Splitting Branches


I was looking at a tree along the canal, admiring its thick branching ribbons. How calligraphic they are, these branches, splitting from one to two, then two to more, then more to many more.

They’re ambitious, aren’t they? These branches are always reaching out, seeking for light.

Wait, doesn’t that mean they’re always bashing one another? Trying to keep other branches down so that they can have more sunlight?

Isn’t that why other twigs, weaker branches wither, fall off then die?

What a cruel battle playing out within an organism.

You know, I used to believe in the benign – even benevolent – nature of life. I used to believe that life tends towards order and that cells sing in harmonic hymns, lubricating the wheels of living.

But recent events forced an understanding that life simply is.

It’s about the survival of the fittest. It’s always about power – how to gain more of it and retain it longer. The most powerful branch gets to live while the others fade away.

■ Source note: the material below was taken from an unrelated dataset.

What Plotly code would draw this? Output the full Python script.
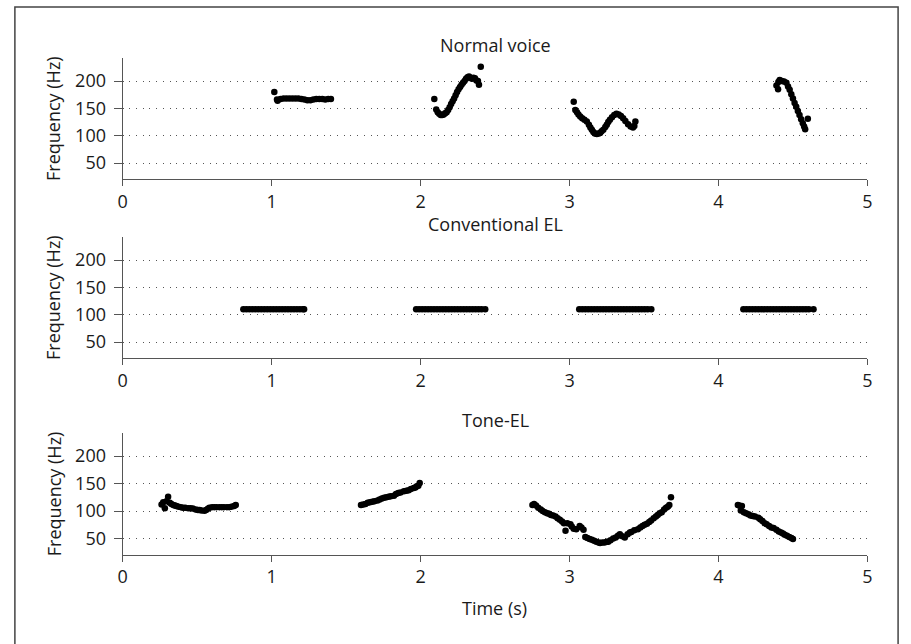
import plotly.graph_objects as go

# ---------------- data ----------------
panel_titles = ["Normal voice", "Conventional EL", "Tone-EL"]
x_ticks = [0, 1, 2, 3, 4, 5]
y_ticks = [50, 100, 150, 200]

normal_t = [1.018, 1.036, 1.04, 1.06, 1.08, 1.10, 1.12, 1.14, 1.16, 1.18, 1.20, 1.22, 1.24, 1.26,
            1.28, 1.30, 1.32, 1.34, 1.36, 1.38, 1.398,
            2.092, 2.105, 2.115, 2.125, 2.135, 2.145, 2.155, 2.165, 2.175, 2.185, 2.195, 2.205,
            2.215, 2.225, 2.235, 2.245, 2.255, 2.265, 2.275, 2.285, 2.295, 2.305, 2.315, 2.325,
            2.335, 2.345, 2.355, 2.365, 2.375, 2.385, 2.392, 2.404,
            3.028, 3.039, 3.05, 3.06, 3.072, 3.085, 3.10, 3.116, 3.13, 3.14, 3.15, 3.16, 3.17,
            3.183, 3.195, 3.205, 3.215, 3.227, 3.24, 3.25, 3.26, 3.271, 3.285, 3.30, 3.315, 3.33,
            3.345, 3.36, 3.375, 3.393, 3.41, 3.426, 3.435, 3.442,
            4.389, 4.400, 4.402, 4.411, 4.425, 4.44, 4.456, 4.467, 4.478, 4.489, 4.50, 4.511,
            4.522, 4.533, 4.544, 4.555, 4.566, 4.575, 4.582, 4.600]
normal_f = [180, 166, 164, 167, 168, 168, 168, 168, 168, 168, 167, 166, 165, 165,
            166, 167, 167, 167, 166, 167, 167,
            167, 148, 143, 140, 138, 138, 139, 141, 143, 147, 152, 158,
            163, 168, 174, 180, 185, 189, 193, 197, 200, 204, 207, 208,
            206, 204, 206, 205, 201, 200, 193, 226,
            162, 147, 143, 139, 135, 132, 129, 126, 120, 115, 111, 107, 104,
            103, 104, 105, 108, 111, 116, 120, 125, 129, 134, 138, 140, 139,
            136, 132, 127, 121, 117, 115, 118, 126,
            192, 185, 198, 202, 200, 199, 197, 190, 184, 176, 168, 160,
            153, 145, 138, 130, 123, 117, 112, 131]

conv_t = [0.81, 0.83, 0.85, 0.87, 0.89, 0.91, 0.93, 0.95, 0.97, 0.99, 1.01, 1.03, 1.05, 1.07,
          1.09, 1.11, 1.13, 1.15, 1.17, 1.19, 1.21, 1.218,
          1.97, 1.99, 2.01, 2.03, 2.05, 2.07, 2.09, 2.11, 2.13, 2.15, 2.17, 2.19, 2.21, 2.23,
          2.25, 2.27, 2.29, 2.31, 2.33, 2.35, 2.37, 2.39, 2.41, 2.434,
          3.065, 3.085, 3.105, 3.125, 3.145, 3.165, 3.185, 3.205, 3.225, 3.245, 3.265, 3.285,
          3.305, 3.325, 3.345, 3.365, 3.385, 3.405, 3.425, 3.445, 3.465, 3.485, 3.505, 3.525,
          3.549,
          4.167, 4.187, 4.207, 4.227, 4.247, 4.267, 4.287, 4.307, 4.327, 4.347, 4.367, 4.387,
          4.407, 4.427, 4.447, 4.467, 4.487, 4.507, 4.527, 4.547, 4.567, 4.587, 4.607, 4.638]
conv_f = [110] * 22 + [110] * 24 + [110] * 25 + [110] * 24

tone_t = [0.261, 0.272, 0.283, 0.294, 0.305, 0.316, 0.327, 0.34, 0.35, 0.361, 0.375, 0.39,
          0.405, 0.42, 0.44, 0.455, 0.471, 0.49, 0.505, 0.516, 0.53, 0.549, 0.56, 0.572,
          0.582, 0.60, 0.615, 0.63, 0.649, 0.665, 0.68, 0.70, 0.715, 0.73, 0.748, 0.759,
          1.60, 1.615, 1.63, 1.645, 1.66, 1.675, 1.69, 1.711, 1.725, 1.74, 1.755, 1.77,
          1.785, 1.80, 1.821, 1.835, 1.85, 1.865, 1.888, 1.905, 1.92, 1.935, 1.954, 1.965,
          1.975, 1.985, 1.994,
          2.751, 2.762, 2.775, 2.79, 2.807, 2.82, 2.835, 2.85, 2.862, 2.875, 2.89, 2.906,
          2.92, 2.935, 2.95, 2.962, 2.973, 2.985, 3.006, 3.015, 3.028, 3.045, 3.068, 3.08,
          3.094, 3.106, 3.12, 3.135, 3.15, 3.165, 3.18, 3.195, 3.205, 3.22, 3.235, 3.25,
          3.26, 3.275, 3.293, 3.31, 3.325, 3.338, 3.355, 3.371, 3.39, 3.405, 3.415, 3.435,
          3.459, 3.475, 3.49, 3.504, 3.52, 3.535, 3.548, 3.565, 3.58, 3.592, 3.605, 3.619,
          3.635, 3.648, 3.66, 3.670, 3.681,
          4.130, 4.14, 4.157, 4.150, 4.17, 4.185, 4.201, 4.215, 4.23, 4.245, 4.268, 4.28,
          4.295, 4.31, 4.323, 4.34, 4.355, 4.37, 4.389, 4.405, 4.42, 4.433, 4.445, 4.46,
          4.475, 4.49, 4.50]
tone_f = [112, 116, 105, 118, 126, 115, 113, 111, 110, 109, 108, 107,
          106, 106, 105, 105, 104.5, 103, 102, 102, 101, 100.5, 102, 104,
          106, 107, 107, 107, 107, 107, 107, 107, 107, 108, 109, 111,
          111, 112, 113, 115, 116, 117, 118, 119, 121, 123, 124, 125,
          126, 127, 128, 131, 133, 134, 136, 137, 138, 140, 142, 143,
          145, 146, 151,
          111, 113, 110, 106, 103, 100, 98, 96, 95, 93, 92, 90,
          87, 84, 81, 78, 64, 78, 76, 72, 68, 67, 73, 70,
          66, 53, 51, 49, 48, 46, 44, 43, 42, 43, 43, 44,
          44, 47, 50, 52, 55, 58, 54, 52, 58, 61, 62, 65,
          67, 70, 73, 75, 77, 80, 83, 87, 90, 93, 96, 98,
          103, 106, 108, 111, 125,
          111, 110, 109, 101, 98, 96, 94, 92, 91, 90, 88, 85,
          82, 78, 76, 73, 70, 69, 66, 63, 61, 59, 57, 55,
          53, 51, 49]

series = [(normal_t, normal_f), (conv_t, conv_f), (tone_t, tone_f)]

# ---------------- layout geometry (pixels) ----------------
W, H = 911, 644
x_left, x_right = 119, 872
panels_px = [(58, 179), (237, 358), (433, 554.5)]  # (top, bottom)
FONT = "Open Sans"
FS = 18
TXT = "#1a1a1a"
AXIS_COLOR = "#555555"

fig = go.Figure()
layout = dict(
    width=W, height=H,
    margin=dict(l=0, r=0, t=0, b=0),
    paper_bgcolor="white", plot_bgcolor="white",
    showlegend=False,
    font=dict(family=FONT, size=FS, color=TXT),
)
annotations = []

for i, ((t, f), (top, bot)) in enumerate(zip(series, panels_px)):
    n = "" if i == 0 else str(i + 1)
    fig.add_trace(go.Scatter(
        x=t, y=f, mode="markers", xaxis="x" + n, yaxis="y" + n,
        marker=dict(color="black", size=6.5, line=dict(width=0)),
    ))
    layout["xaxis" + n] = dict(
        domain=[x_left / W, x_right / W], anchor="y" + n,
        range=[0, 5], tickvals=x_ticks, ticks="outside", ticklen=6,
        tickcolor=AXIS_COLOR, showline=True, linecolor=AXIS_COLOR, linewidth=1.2,
        showgrid=False, zeroline=False, tickfont=dict(size=FS, family=FONT, color=TXT),
    )
    layout["yaxis" + n] = dict(
        domain=[1 - bot / H, 1 - top / H], anchor="x" + n,
        range=[21, 242], tickvals=y_ticks, ticks="outside", ticklen=8,
        ticklabelstandoff=4,
        tickcolor=AXIS_COLOR, showline=True, linecolor=AXIS_COLOR, linewidth=1.2,
        showgrid=True, gridcolor="#555555", gridwidth=1, griddash="1px,5.7px",
        zeroline=False, tickfont=dict(size=FS, family=FONT, color=TXT),
    )
    annotations.append(dict(
        text=panel_titles[i], xref="paper", yref="paper",
        x=(x_left + x_right) / 2 / W, y=1 - (top - 13.5) / H,
        xanchor="center", yanchor="middle", showarrow=False,
        font=dict(size=FS, family=FONT, color=TXT),
    ))
    annotations.append(dict(
        text="Frequency (Hz)", xref="paper", yref="paper",
        x=49 / W, y=1 - (top + bot) / 2 / H, textangle=-90,
        xanchor="center", yanchor="middle", showarrow=False,
        font=dict(size=FS, family=FONT, color=TXT),
    ))

annotations.append(dict(
    text="Time (s)", xref="paper", yref="paper",
    x=494.5 / W, y=1 - 608 / H, xanchor="center", yanchor="middle", showarrow=False,
    font=dict(size=FS, family=FONT, color=TXT),
))
layout["annotations"] = annotations
layout["shapes"] = [dict(
    type="rect", xref="paper", yref="paper",
    x0=10 / W, x1=903 / W, y0=-0.02, y1=1 - 7 / H,
    line=dict(color="#444444", width=1.5), fillcolor="rgba(0,0,0,0)",
)]
fig.update_layout(**layout)
fig.write_html(
    "out.html",
    config={"displayModeBar": False},
    post_script="document.body.style.margin='0px';document.body.style.overflow='hidden';",
)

It's all about natural selection.

It’s never about those fairy tales where we all live together under one roof, parts of a greater whole, happy and hearty. It’s never about the thoughts and emotions of a single belching, farting and snoring homo economicus. It’s never about a human being, or even a lot of human beings.

Life simply is the competition and contestation between species and even within species.

The world is a lot more threatening that many imagined it to be.